BANGALORE (Reuters) – The head of Indian outsourcing firm Satyam Computer Services resigned on Wednesday, disclosing that profits had been falsely inflated for years and sending its shares tumbling nearly 80 percent.
India’s biggest corporate scandal in memory threatens future foreign investment flows into Asia’s third-largest economy and casts a cloud over growth in its once-booming outsourcing sector.
The news sent Indian equity markets into a tailspin, with Bombay’s main benchmark index tumbling 7.3 percent in a firmer session for world markets and the Indian rupee fell.
Ramalinga Raju, founder and chairman of India’s fourth-largest software services exporter, said in a statement that Satyam’s profits had been massively inflated over recent years but no other board member was aware of the financial irregularities.
“If a company’s chairman himself says they built fictitious assets, who do you believe here? This has put a question mark on the entire corporate governance system in India,” said R.K. Gupta, managing director at Taurus Asset Management in New Delhi.
Raju, who founded Satyam more than two decades ago and who took it public in 1991, said about $1 billion or 94 percent of the cash on the company’s books was fictitious.
The 54-year-old Satyam chairman came under close scrutiny last month after the company’s botched attempt to buy two construction firms partly owned by its founders, which Raju said on Wednesday was a final attempt to resolve the problem of the fictitious assets.
“It was like riding a tiger, not knowing how to get off without being eaten,” Raju, a management graduate from Ohio University, said in his letter, adding he was prepared to face up to the legal consequences.
Satyam said its managing director and co-founder B. Rama Raju, Raju’s brother, had also resigned. It did not give any reason for the resignation.
The company’s difficulties multiplied when the World Bank, a major customer, barred Satyam from new business, citing “improper benefits” given to Bank officials.
“In a bull market people forgot about it (corporate governance),” said Singapore-based Ashish Goyal, chief investment officer at Prudential Asset Management. “In a bear market chickens are coming home to roost, so it gets highlighted at a time like this.”
Just three months ago, Satyam received a Golden Peacock award from a group of Indian directors for excellence in corporate governance.
By close of trade, Satyam’s share value slumped to about $550 million from around $7 billion as recently as last June.
New York-listed Satyam specializes in business software and back-office services for clients such as General Electric and Nestle.
“I think there is no future for this stock.
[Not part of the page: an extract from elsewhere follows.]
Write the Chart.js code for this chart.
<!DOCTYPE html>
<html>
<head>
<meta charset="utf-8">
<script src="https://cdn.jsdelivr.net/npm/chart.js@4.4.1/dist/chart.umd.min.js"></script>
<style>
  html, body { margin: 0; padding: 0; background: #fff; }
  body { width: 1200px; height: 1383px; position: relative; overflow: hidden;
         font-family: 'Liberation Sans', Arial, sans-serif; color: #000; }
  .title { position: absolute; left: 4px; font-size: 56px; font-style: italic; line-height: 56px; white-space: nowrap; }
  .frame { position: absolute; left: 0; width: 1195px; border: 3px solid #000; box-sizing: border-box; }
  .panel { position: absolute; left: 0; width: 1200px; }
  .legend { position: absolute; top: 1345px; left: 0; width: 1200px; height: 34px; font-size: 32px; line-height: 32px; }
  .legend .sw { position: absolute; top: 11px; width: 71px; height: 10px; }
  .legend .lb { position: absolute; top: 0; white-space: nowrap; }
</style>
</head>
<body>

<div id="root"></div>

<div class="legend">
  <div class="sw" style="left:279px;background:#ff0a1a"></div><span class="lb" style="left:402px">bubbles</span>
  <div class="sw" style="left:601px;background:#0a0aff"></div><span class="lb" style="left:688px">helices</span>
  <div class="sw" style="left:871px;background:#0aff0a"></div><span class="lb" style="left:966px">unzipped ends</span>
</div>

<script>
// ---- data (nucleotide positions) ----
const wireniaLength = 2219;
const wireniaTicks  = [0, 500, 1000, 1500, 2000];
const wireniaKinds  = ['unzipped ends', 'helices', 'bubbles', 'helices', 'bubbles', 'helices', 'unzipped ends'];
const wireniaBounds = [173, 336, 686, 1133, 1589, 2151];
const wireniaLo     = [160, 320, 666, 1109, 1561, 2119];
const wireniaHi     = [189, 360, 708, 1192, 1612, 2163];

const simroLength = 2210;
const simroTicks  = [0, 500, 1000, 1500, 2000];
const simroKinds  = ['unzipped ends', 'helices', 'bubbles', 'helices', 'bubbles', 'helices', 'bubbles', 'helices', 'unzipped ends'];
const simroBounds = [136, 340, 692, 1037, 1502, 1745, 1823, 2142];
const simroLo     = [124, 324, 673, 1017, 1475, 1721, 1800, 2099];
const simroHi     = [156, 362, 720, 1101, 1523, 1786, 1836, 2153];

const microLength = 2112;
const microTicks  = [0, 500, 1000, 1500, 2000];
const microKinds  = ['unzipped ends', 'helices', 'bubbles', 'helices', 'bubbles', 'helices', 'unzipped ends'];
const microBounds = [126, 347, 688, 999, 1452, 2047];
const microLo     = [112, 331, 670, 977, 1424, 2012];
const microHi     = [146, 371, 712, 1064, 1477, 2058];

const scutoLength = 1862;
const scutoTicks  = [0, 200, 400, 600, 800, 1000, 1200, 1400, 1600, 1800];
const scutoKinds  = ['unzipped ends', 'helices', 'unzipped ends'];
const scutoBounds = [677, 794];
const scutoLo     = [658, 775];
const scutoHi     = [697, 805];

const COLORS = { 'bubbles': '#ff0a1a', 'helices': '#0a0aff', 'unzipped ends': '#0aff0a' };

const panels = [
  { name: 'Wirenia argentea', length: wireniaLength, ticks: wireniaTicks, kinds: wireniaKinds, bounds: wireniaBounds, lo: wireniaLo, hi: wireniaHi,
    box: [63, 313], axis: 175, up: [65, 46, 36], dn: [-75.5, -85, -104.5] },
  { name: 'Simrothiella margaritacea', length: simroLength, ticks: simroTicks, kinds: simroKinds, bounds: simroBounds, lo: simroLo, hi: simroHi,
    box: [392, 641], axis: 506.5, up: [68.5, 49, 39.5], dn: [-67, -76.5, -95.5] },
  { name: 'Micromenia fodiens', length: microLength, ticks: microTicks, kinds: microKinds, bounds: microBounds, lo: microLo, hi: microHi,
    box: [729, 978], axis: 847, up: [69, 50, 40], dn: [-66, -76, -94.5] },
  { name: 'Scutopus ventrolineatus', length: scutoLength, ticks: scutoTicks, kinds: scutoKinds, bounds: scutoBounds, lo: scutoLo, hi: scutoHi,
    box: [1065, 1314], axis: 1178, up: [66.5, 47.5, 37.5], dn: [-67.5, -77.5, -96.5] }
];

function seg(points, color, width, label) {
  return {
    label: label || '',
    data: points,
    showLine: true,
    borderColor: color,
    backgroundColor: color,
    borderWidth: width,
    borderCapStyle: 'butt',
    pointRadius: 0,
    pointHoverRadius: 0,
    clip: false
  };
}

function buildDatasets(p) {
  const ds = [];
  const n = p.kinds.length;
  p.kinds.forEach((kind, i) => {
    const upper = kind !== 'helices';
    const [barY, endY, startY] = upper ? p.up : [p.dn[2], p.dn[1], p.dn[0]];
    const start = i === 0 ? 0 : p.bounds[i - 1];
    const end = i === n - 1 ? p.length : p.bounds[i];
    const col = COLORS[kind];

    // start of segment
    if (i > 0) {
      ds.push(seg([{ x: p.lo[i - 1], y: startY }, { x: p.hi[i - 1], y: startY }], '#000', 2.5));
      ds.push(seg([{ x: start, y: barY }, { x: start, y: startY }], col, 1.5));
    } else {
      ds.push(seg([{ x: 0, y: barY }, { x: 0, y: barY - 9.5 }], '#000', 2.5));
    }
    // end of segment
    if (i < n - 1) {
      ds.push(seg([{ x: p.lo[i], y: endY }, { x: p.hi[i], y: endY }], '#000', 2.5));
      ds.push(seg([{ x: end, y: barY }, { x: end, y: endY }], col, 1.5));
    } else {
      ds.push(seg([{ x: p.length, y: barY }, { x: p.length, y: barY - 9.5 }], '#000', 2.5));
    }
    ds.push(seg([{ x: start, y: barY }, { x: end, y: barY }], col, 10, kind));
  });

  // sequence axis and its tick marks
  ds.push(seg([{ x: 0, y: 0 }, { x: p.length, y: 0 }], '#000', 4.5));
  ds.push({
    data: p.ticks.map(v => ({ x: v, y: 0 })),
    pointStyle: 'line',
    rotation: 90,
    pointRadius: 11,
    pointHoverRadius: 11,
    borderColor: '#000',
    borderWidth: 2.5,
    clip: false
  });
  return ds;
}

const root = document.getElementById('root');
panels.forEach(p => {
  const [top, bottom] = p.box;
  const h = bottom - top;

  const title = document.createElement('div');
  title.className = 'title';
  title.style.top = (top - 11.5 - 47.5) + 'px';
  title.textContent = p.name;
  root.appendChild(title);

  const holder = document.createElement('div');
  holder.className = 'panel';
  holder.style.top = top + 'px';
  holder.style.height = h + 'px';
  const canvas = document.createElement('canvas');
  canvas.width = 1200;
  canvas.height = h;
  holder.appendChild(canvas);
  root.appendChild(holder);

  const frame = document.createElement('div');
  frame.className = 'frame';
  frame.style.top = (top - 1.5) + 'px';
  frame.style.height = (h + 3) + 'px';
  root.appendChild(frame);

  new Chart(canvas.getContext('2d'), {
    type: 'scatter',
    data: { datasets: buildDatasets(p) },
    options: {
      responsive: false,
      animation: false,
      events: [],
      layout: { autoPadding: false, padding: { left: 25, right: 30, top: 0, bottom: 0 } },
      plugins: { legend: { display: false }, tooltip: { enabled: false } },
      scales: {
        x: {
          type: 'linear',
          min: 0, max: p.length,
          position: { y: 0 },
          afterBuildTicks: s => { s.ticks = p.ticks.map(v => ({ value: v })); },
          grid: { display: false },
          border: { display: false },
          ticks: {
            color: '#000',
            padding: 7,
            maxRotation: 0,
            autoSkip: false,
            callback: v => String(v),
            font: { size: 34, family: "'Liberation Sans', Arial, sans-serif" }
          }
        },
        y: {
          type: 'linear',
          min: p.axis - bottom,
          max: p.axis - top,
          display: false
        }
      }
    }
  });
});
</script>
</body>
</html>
This case for India is similar to what happened to Enron in the U.S.,” said Jigar Shah, senior vice-president at Kim Eng Securities.
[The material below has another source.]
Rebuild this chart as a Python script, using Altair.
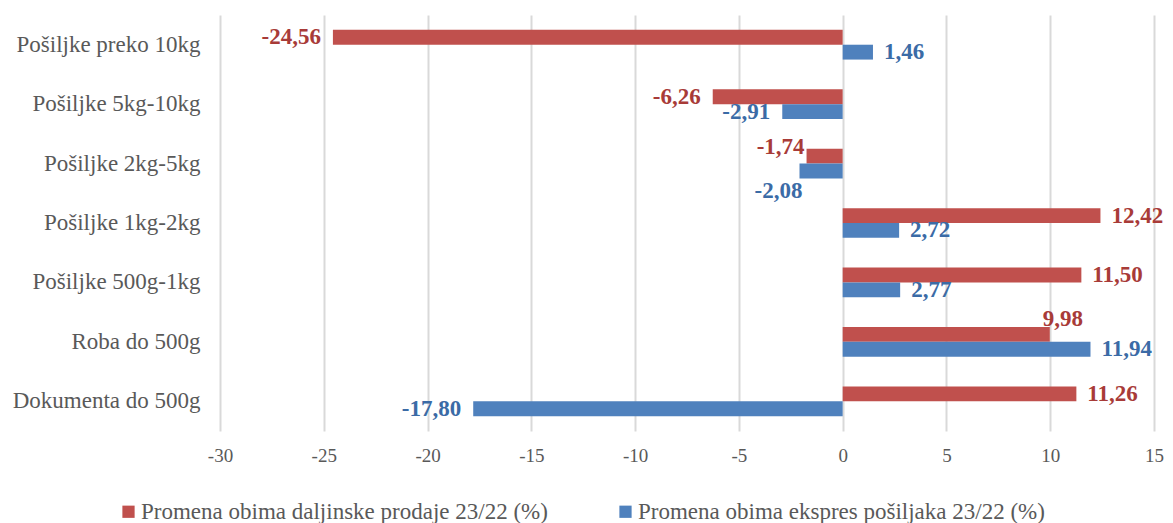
import altair as alt
import pandas as pd

categories = ["Pošiljke preko 10kg", "Pošiljke 5kg-10kg", "Pošiljke 2kg-5kg",
              "Pošiljke 1kg-2kg", "Pošiljke 500g-1kg", "Roba do 500g", "Dokumenta do 500g"]
series_names = ["Promena obima daljinske prodaje 23/22 (%)",
                "Promena obima ekspres pošiljaka 23/22 (%)"]
daljinska = [-24.56, -6.26, -1.74, 12.42, 11.50, 9.98, 11.26]
ekspres = [1.46, -2.91, -2.08, 2.72, 2.77, 11.94, -17.80]
x_ticks = [-30, -25, -20, -15, -10, -5, 0, 5, 10, 15]

rows = []
for c, v in zip(categories, daljinska):
    rows.append({"cat": c, "series": series_names[0], "v": v})
for c, v in zip(categories, ekspres):
    rows.append({"cat": c, "series": series_names[1], "v": v})
df = pd.DataFrame(rows)

FONT = "Liberation Serif"
bar_colors = ["#C0504D", "#4F81BD"]
label_colors = ["#A83B38", "#3B6BA6"]

y_enc = alt.Y("cat:N", sort=categories,
              scale=alt.Scale(paddingInner=0.5, paddingOuter=0.25),
              axis=alt.Axis(title=None, domain=False, ticks=False, labelFont=FONT,
                            labelFontSize=23, labelColor="#595959", labelPadding=20,
                            labelLimit=400))
yoff = alt.YOffset("series:N", sort=series_names)
x_enc = alt.X("v:Q", scale=alt.Scale(domain=[-30, 15], nice=False),
              axis=alt.Axis(title=None, values=x_ticks, domain=False, ticks=False,
                            labelExpr="'' + datum.value", labelFont=FONT, labelFontSize=19,
                            labelColor="#595959", labelPadding=15, labelFlush=False,
                            gridColor="#D9D9D9", gridWidth=2))

base = alt.Chart(df)

bars = base.mark_bar().encode(
    y=y_enc, yOffset=yoff, x=x_enc,
    color=alt.Color("series:N", sort=series_names,
                    scale=alt.Scale(domain=series_names, range=bar_colors),
                    legend=alt.Legend(title=None, orient="none", direction="horizontal",
                                      legendX=-103, legendY=485, symbolType="square",
                                      symbolSize=150, symbolStrokeWidth=0,
                                      labelFont=FONT, labelFontSize=23, labelColor="#595959",
                                      labelLimit=600, columnPadding=66, labelOffset=1)),
)

lab = base.transform_calculate(
    label="(datum.v < 0 ? '-' : '') + replace(format(abs(datum.v), '.2f'), '.', ',')"
)
txt_color = alt.Color("series:N", scale=alt.Scale(domain=series_names, range=label_colors),
                      legend=None)
ycat = alt.Y("cat:N", sort=categories)
special = ("(datum.cat == 'Pošiljke 2kg-5kg') || "
           "(datum.cat == 'Roba do 500g' && datum.v < 10)")
tstyle = dict(baseline="middle", font=FONT, fontSize=23, fontWeight="bold")
enc = dict(y=ycat, yOffset=yoff, x="v:Q", text="label:N", color=txt_color)

pos = lab.transform_filter(f"datum.v >= 0 && !({special})").mark_text(
    align="left", dx=11, **tstyle).encode(**enc)
neg = lab.transform_filter(f"datum.v < 0 && !({special})").mark_text(
    align="right", dx=-12, **tstyle).encode(**enc)
# labels moved by the layout to avoid collisions (as in the original)
up_left = lab.transform_filter(
    f"datum.cat == 'Pošiljke 2kg-5kg' && datum.series == '{series_names[0]}'").mark_text(
    align="right", dx=-2, dy=-9, **tstyle).encode(**enc)
down_left = lab.transform_filter(
    f"datum.cat == 'Pošiljke 2kg-5kg' && datum.series == '{series_names[1]}'").mark_text(
    align="right", dx=3, dy=20, **tstyle).encode(**enc)
up_right = lab.transform_filter("datum.cat == 'Roba do 500g' && datum.v < 10").mark_text(
    align="left", dx=-7, dy=-15, **tstyle).encode(**enc)

chart = alt.layer(bars, pos, neg, up_left, down_left, up_right).resolve_scale(
    color="independent").properties(
    width=934, height=416,
    autosize=alt.AutoSizeParams(type="none"),
    padding={"left": 212, "top": 7, "right": 11, "bottom": 99},
).configure_view(stroke=None)

chart.save("out.html", embed_options={"renderer": "svg", "actions": False})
“It will not stop at Satyam. Many more companies will come into scrutiny like that. There is a strong possibility investments in India will be affected.”
The scandal set off a wave of condemnation from Indian market regulators and government officials, and prompted banker Merrill Lynch to terminate its engagement with Satyam.
“It’s going to impact the Indian outsourcing industry. Customers are going to be concerned about offshoring firms in India,” said Sudin Apte, country head of Forrester in the western city of Pune.
Satyam said it would go ahead with a planned board meeting on Saturday to consider a share buyback following a rash of broker downgrades even after its acquisitions were called off last month.